A tantalus is a small wooden cabinet containing two or three decanters. Its defining feature is that it has a lock and key. The aim of that is to stop unauthorised people from drinking the contents (in particular, "servants and younger sons getting at the whisky"), while still allowing them to be on show. The name is a reference to the unsatisfied temptations of the Greek mythological character Tantalus.

First patented in 1879 by John Betjemann, son of George Betjemann (a cabinet-maker from Whitechapel). Betjemann & Sons had workshops at 34-42 Pentonville Road, London from the 1830s.

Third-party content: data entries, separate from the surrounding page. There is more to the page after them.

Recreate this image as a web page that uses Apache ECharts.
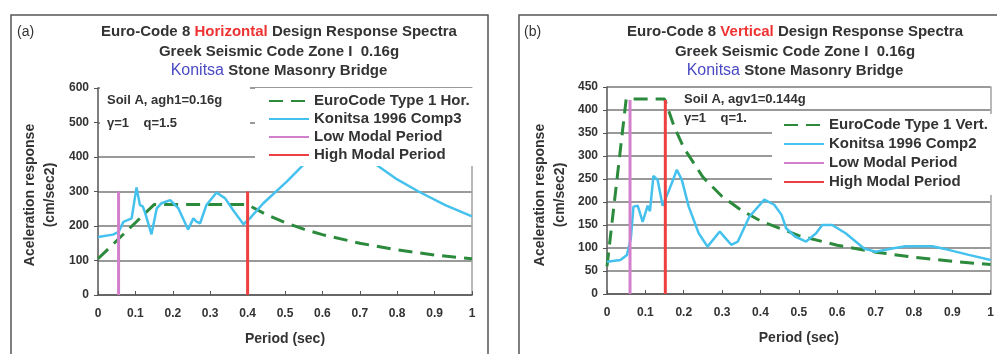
<!DOCTYPE html>
<html>
<head>
<meta charset="utf-8">
<script src="https://cdn.jsdelivr.net/npm/echarts@6/dist/echarts.min.js"></script>
<style>
  html, body { margin: 0; padding: 0; background: #fff; }
  #chart { width: 997px; height: 354px; }
</style>
</head>
<body>
<div id="chart"></div>
<script>
// ---- (a) horizontal spectra ----
const periodTicks = [0, 0.1, 0.2, 0.3, 0.4, 0.5, 0.6, 0.7, 0.8, 0.9, 1];

const hCodeT = [0, 0.15, 0.4, 0.45, 0.5, 0.55, 0.6, 0.7, 0.8, 0.9, 1.0];
const hCodeA = [105, 262, 262, 233, 210, 191, 175, 150, 131, 116, 105];

const hRecT = [0, 0.04, 0.055, 0.068, 0.09, 0.103, 0.112, 0.12, 0.126, 0.143, 0.157, 0.17, 0.193, 0.215,
  0.241, 0.255, 0.264, 0.273, 0.29, 0.317, 0.34, 0.362, 0.389, 0.406, 0.442, 0.504, 0.549, 0.6, 0.65,
  0.7, 0.745, 0.8, 0.857, 0.93, 1.0];
const hRecA = [168, 175, 183, 212, 222, 312, 261, 256, 238, 176, 251, 266, 275, 251,
  190, 222, 212, 208, 261, 297, 280, 245, 205, 222, 266, 328, 377, 430, 450,
  420, 377, 335, 300, 260, 228];

const hLowPeriod = 0.055;
const hHighPeriod = 0.4;
const hModalTop = 300;

// ---- (b) vertical spectra ----
const vCodeT = [0, 0.05, 0.15, 0.175, 0.2, 0.25, 0.3, 0.35, 0.4, 0.5, 0.6, 0.7, 0.8, 0.9, 1.0];
const vCodeA = [60, 424, 424, 364, 318, 254, 212, 182, 159, 127, 106, 91, 80, 71, 64];

const vRecT = [0, 0.035, 0.052, 0.062, 0.069, 0.08, 0.093, 0.106, 0.112, 0.121, 0.132, 0.145, 0.16, 0.173,
  0.182, 0.195, 0.213, 0.239, 0.262, 0.294, 0.308, 0.324, 0.341, 0.371, 0.41, 0.436, 0.455, 0.467, 0.49,
  0.519, 0.545, 0.561, 0.587, 0.622, 0.67, 0.70, 0.743, 0.778, 0.848, 0.89, 0.943, 1.0];
const vRecA = [70, 74, 85, 120, 190, 192, 157, 192, 180, 257, 248, 192, 222, 250,
  270, 248, 190, 132, 103, 136, 122, 107, 114, 168, 205, 194, 172, 143, 125,
  114, 132, 150, 150, 132, 99, 92, 99, 104, 104, 96, 85, 74];

const vLowPeriod = 0.06;
const vHighPeriod = 0.152;
const vModalTop = 422;

const NAME_CODE_H = 'EuroCode Type 1 Hor.';
const NAME_REC_H = 'Konitsa 1996 Comp3';
const NAME_CODE_V = 'EuroCode Type 1 Vert.';
const NAME_REC_V = 'Konitsa 1996 Comp2';
const NAME_LOW = 'Low Modal Period';
const NAME_HIGH = 'High Modal Period';

const GREEN = '#2b8a3c';
const CYAN = '#45c1ee';
const PINK = '#d27fcc';
const RED = '#ee4040';
const TEXT = '#333';
const FONT = 'Liberation Sans, Arial, sans-serif';

const pairs = (xs, ys) => xs.map((x, i) => [x, ys[i]]);
const vertical = (t, top) => [[t, 0], [t, top]];

function xAxisFor(grid) {
  return {
    type: 'value', gridIndex: grid, min: 0, max: 1, interval: 0.1,
    name: 'Period (sec)', nameLocation: 'middle', nameGap: 37,
    nameTextStyle: { fontFamily: FONT, fontWeight: 'bold', fontSize: 14, color: TEXT },
    axisLine: { show: true, lineStyle: { color: '#555', width: 1.5 } },
    axisTick: { show: true, inside: true, length: 4, lineStyle: { color: '#555' } },
    axisLabel: {
      margin: 13, fontFamily: FONT, fontWeight: 'bold', fontSize: 12, color: TEXT,
      formatter: v => (periodTicks.includes(+v.toFixed(1)) ? (+v.toFixed(1)).toString() : '')
    },
    splitLine: { show: false }
  };
}

function yAxisFor(grid, max, step) {
  return {
    type: 'value', gridIndex: grid, min: 0, max: max, interval: step,
    axisLine: { show: true, lineStyle: { color: '#555', width: 1.5 } },
    axisTick: { show: true, inside: false, length: 4, lineStyle: { color: '#555' } },
    axisLabel: { margin: 9, fontFamily: FONT, fontWeight: 'bold', fontSize: 12, color: TEXT },
    splitLine: { show: true, lineStyle: { color: '#9a9a9a', width: 2 } }
  };
}

function frameAxisFor(grid, max) {
  return {
    type: 'value', gridIndex: grid, position: 'right', min: 0, max: max,
    axisLine: { show: true, lineStyle: { color: '#a0a0a0', width: 1.5 } },
    axisTick: { show: false }, axisLabel: { show: false }, splitLine: { show: false }
  };
}

function legendFor(names, left, top, gap, padding) {
  return {
    data: names, orient: 'vertical', left: left, top: top, itemGap: gap,
    itemWidth: 40, itemHeight: 14, padding: padding,
    backgroundColor: '#fff', selectedMode: false,
    itemStyle: { opacity: 0, borderWidth: 0 },
    textStyle: { fontFamily: FONT, fontWeight: 'bold', fontSize: 15, color: TEXT, lineHeight: 16 }
  };
}

const lineSeries = (name, xi, yi, data, color, width, dash) => ({
  name, type: 'line', xAxisIndex: xi, yAxisIndex: yi, data,
  showSymbol: false, symbol: 'none', animation: false,
  lineStyle: { color, width, type: dash || 'solid' },
  itemStyle: { color }
});

const titleRich = {
  a: { fontFamily: FONT, fontWeight: 'bold', fontSize: 15, fill: TEXT },
  r: { fontFamily: FONT, fontWeight: 'bold', fontSize: 15, fill: '#ee3333' },
  b: { fontFamily: FONT, fontWeight: 'normal', fontSize: 16, fill: '#4a4ac4' }
};

function titleBlock(cx, word) {
  return [
    { type: 'text', z: 100, x: cx, y: 32, style: { text: '{a|Euro-Code 8 }{r|' + word + '}{a| Design Response Spectra}', rich: titleRich, align: 'center', verticalAlign: 'middle' } },
    { type: 'text', z: 100, x: cx, y: 52, style: { text: 'Greek Seismic Code Zone I  0.16g', font: 'bold 15px ' + FONT, fill: TEXT, align: 'center', verticalAlign: 'middle' } },
    { type: 'text', z: 100, x: cx, y: 71, style: { text: '{b|Konitsa}{a| Stone Masonry Bridge}', rich: titleRich, align: 'center', verticalAlign: 'middle' } }
  ];
}

function yName(cx, cy) {
  return {
    type: 'text', z: 100, x: cx, y: cy, rotation: Math.PI / 2,
    style: { text: 'Aceleration response\n(cm/sec2)', font: 'bold 14px ' + FONT, fill: TEXT, align: 'center', verticalAlign: 'middle', lineHeight: 20 }
  };
}

const chart = echarts.init(document.getElementById('chart'), null, { renderer: 'canvas' });
chart.setOption({
  animation: false,
  backgroundColor: '#fff',
  grid: [
    { left: 98, right: 525, top: 88, bottom: 59 },
    { left: 607, right: 5, top: 87, bottom: 60 }
  ],
  xAxis: [xAxisFor(0), xAxisFor(1)],
  yAxis: [yAxisFor(0, 600, 100), yAxisFor(1, 450, 50), frameAxisFor(0, 600), frameAxisFor(1, 450)],
  legend: [
    legendFor([NAME_CODE_H, NAME_REC_H, NAME_LOW, NAME_HIGH], 255, 88, 2, [5, 8, 3, 13]),
    legendFor([NAME_CODE_V, NAME_REC_V, NAME_LOW, NAME_HIGH], 772, 114, 3, [3, 8, 5, 11])
  ],
  series: [
    lineSeries(NAME_CODE_H, 0, 0, pairs(hCodeT, hCodeA), GREEN, 3, [14, 8]),
    lineSeries(NAME_REC_H, 0, 0, pairs(hRecT, hRecA), CYAN, 2.5),
    lineSeries(NAME_LOW, 0, 0, vertical(hLowPeriod, hModalTop), PINK, 3),
    lineSeries(NAME_HIGH, 0, 0, vertical(hHighPeriod, hModalTop), RED, 3),
    lineSeries(NAME_CODE_V, 1, 1, pairs(vCodeT, vCodeA), GREEN, 3, [14, 8]),
    lineSeries(NAME_REC_V, 1, 1, pairs(vRecT, vRecA), CYAN, 2.5),
    lineSeries(NAME_LOW, 1, 1, vertical(vLowPeriod, vModalTop), PINK, 3),
    lineSeries(NAME_HIGH, 1, 1, vertical(vHighPeriod, vModalTop), RED, 3)
  ],
  graphic: [
    // panel frames
    { type: 'rect', z: 110, shape: { x: 11, y: 15, width: 477, height: 360 }, style: { fill: 'none', stroke: '#555', lineWidth: 1.5 } },
    { type: 'rect', z: 110, shape: { x: 519, y: 15, width: 490, height: 360 }, style: { fill: 'none', stroke: '#555', lineWidth: 1.5 } },
    { type: 'text', z: 100, x: 17, y: 32, style: { text: '(a)', font: '14px ' + FONT, fill: TEXT, verticalAlign: 'middle' } },
    { type: 'text', z: 100, x: 524, y: 32, style: { text: '(b)', font: '14px ' + FONT, fill: TEXT, verticalAlign: 'middle' } },
    ...titleBlock(279, 'Horizontal'),
    ...titleBlock(795, 'Vertical'),
    yName(40, 195),
    yName(550, 195),
    // soil / factor notes
    { type: 'rect', z: 95, shape: { x: 100, y: 86, width: 150, height: 48 }, style: { fill: '#fff' } },
    { type: 'text', z: 100, x: 107, y: 100, style: { text: 'Soil A, agh1=0.16g', font: 'bold 13px ' + FONT, fill: TEXT, verticalAlign: 'middle' } },
    { type: 'text', z: 100, x: 107, y: 123, style: { text: 'γ=1    q=1.5', font: 'bold 13px ' + FONT, fill: TEXT, verticalAlign: 'middle' } },
    { type: 'text', z: 100, x: 684, y: 99, style: { text: 'Soil A, agv1=0.144g', font: 'bold 13px ' + FONT, fill: TEXT, verticalAlign: 'middle' } },
    { type: 'text', z: 100, x: 684, y: 118, style: { text: 'γ=1    q=1.', font: 'bold 13px ' + FONT, fill: TEXT, verticalAlign: 'middle' } }
  ]
});
</script>
</body>
</html>
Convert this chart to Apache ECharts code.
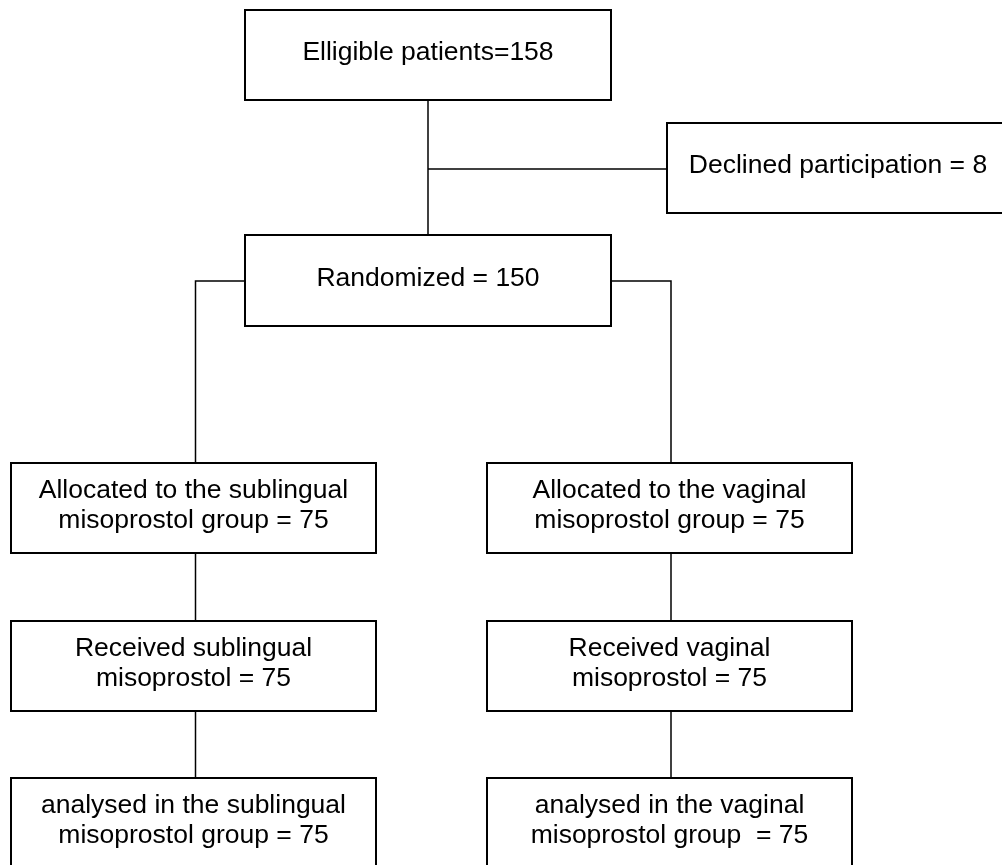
<!DOCTYPE html>
<html>
<head>
<meta charset="utf-8">
<script src="https://cdn.jsdelivr.net/npm/echarts@6/dist/echarts.min.js"></script>
<style>
  html, body { margin: 0; padding: 0; background: #fff; }
  #chart { width: 1002px; height: 865px; }
</style>
</head>
<body>
<div id="chart"></div>
<script>
const stepNames = [
  'Elligible patients=',
  'Declined participation = ',
  'Randomized = ',
  'Allocated to the sublingual\nmisoprostol group = ',
  'Allocated to the vaginal\nmisoprostol group = ',
  'Received sublingual\nmisoprostol = ',
  'Received vaginal\nmisoprostol = ',
  'analysed in the sublingual\nmisoprostol group = ',
  'analysed in the vaginal\nmisoprostol group  = '
];
const stepCounts = [158, 8, 150, 75, 75, 75, 75, 75, 75];

// ---- Layout (positions in a 1002 x 865 value space) ----
const boxLayout = [
  [245, 10, 611, 100],
  [667, 123, 1040, 213],
  [245, 235, 611, 326],
  [11, 463, 376, 553],
  [487, 463, 852, 553],
  [11, 621, 376, 711],
  [487, 621, 852, 711],
  [11, 778, 376, 868],
  [487, 778, 852, 868]
];
// horizontal centre of the text inside each box (null = box centre)
const textCenterX = [null, 838, null, null, null, null, null, null, null];
const connectorLayout = [
  [[428, 100], [428, 235]],
  [[428, 169], [667, 169]],
  [[245, 281], [195.5, 281], [195.5, 463]],
  [[611, 281], [671, 281], [671, 463]],
  [[195.5, 553], [195.5, 621]],
  [[671, 553], [671, 621]],
  [[195.5, 711], [195.5, 778]],
  [[671, 711], [671, 778]]
];

const labels = stepNames.map((n, i) => n + stepCounts[i]);
const boxData = boxLayout.map((b, i) => [b[0], b[1], b[2], b[3], i]);
const lineData = connectorLayout.map((pts, i) => [pts[0][0], pts[0][1], i]);

const chart = echarts.init(document.getElementById('chart'), null, { renderer: 'canvas' });
chart.setOption({
  animation: false,
  backgroundColor: '#ffffff',
  grid: { left: 0, right: 0, top: 0, bottom: 0 },
  xAxis: { type: 'value', min: 0, max: 1002, show: false },
  yAxis: { type: 'value', min: 0, max: 865, inverse: true, show: false },
  series: [
    {
      type: 'custom',
      clip: true,
      data: lineData,
      z: 1,
      renderItem: function (params, api) {
        const pts = connectorLayout[api.value(2)].map(p => api.coord(p));
        return {
          type: 'polyline',
          shape: { points: pts },
          style: { stroke: '#000', lineWidth: 1.5, fill: null }
        };
      }
    },
    {
      type: 'custom',
      clip: true,
      data: boxData,
      z: 2,
      renderItem: function (params, api) {
        const p0 = api.coord([api.value(0), api.value(1)]);
        const p1 = api.coord([api.value(2), api.value(3)]);
        const idx = api.value(4);
        const cx = textCenterX[idx] != null ? api.coord([textCenterX[idx], 0])[0] : (p0[0] + p1[0]) / 2;
        const cy = (p0[1] + p1[1]) / 2 - 2;
        return {
          type: 'group',
          children: [
            {
              type: 'rect',
              shape: { x: p0[0], y: p0[1], width: p1[0] - p0[0], height: p1[1] - p0[1] },
              style: { fill: '#fff', stroke: '#000', lineWidth: 2 }
            },
            {
              type: 'text',
              style: {
                text: labels[idx],
                x: cx,
                y: cy,
                align: 'center',
                verticalAlign: 'middle',
                fontSize: 26.5,
                lineHeight: 30,
                fontFamily: '"Liberation Sans", Arial, sans-serif',
                fill: '#000'
              }
            }
          ]
        };
      }
    }
  ]
});
</script>
</body>
</html>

Very few Betjemann examples survive in complete condition; those that do are generally sold at auction for sums in the thousands of US dollars. Original Betjemann articles should have brass or silver plate stamps signifying their authenticity. Later models, in completely different styles, were also called "The Betjemann Tantalus" even though no cabinetry was present and they were not made at the Pentonville works.

Betjemann was the grandfather of the poet John Betjeman, who in Summoned by Bells referred to the tantalus as the source of the family fortune.

== In popular culture ==
In Elizabeth Bowen's The Last September, Livvy Thompson's father is described as a despondent, mild-mannered teetotaller who had "half a decanter of whisky in his tantalus" but had lost the key.

In Ken Follett's Fall of Giants, the friendship between Maud and Ethel begins when Ethel, who "had been too nervous to ask what a tantalus was" when asked to fetch one, is later helped by Maud.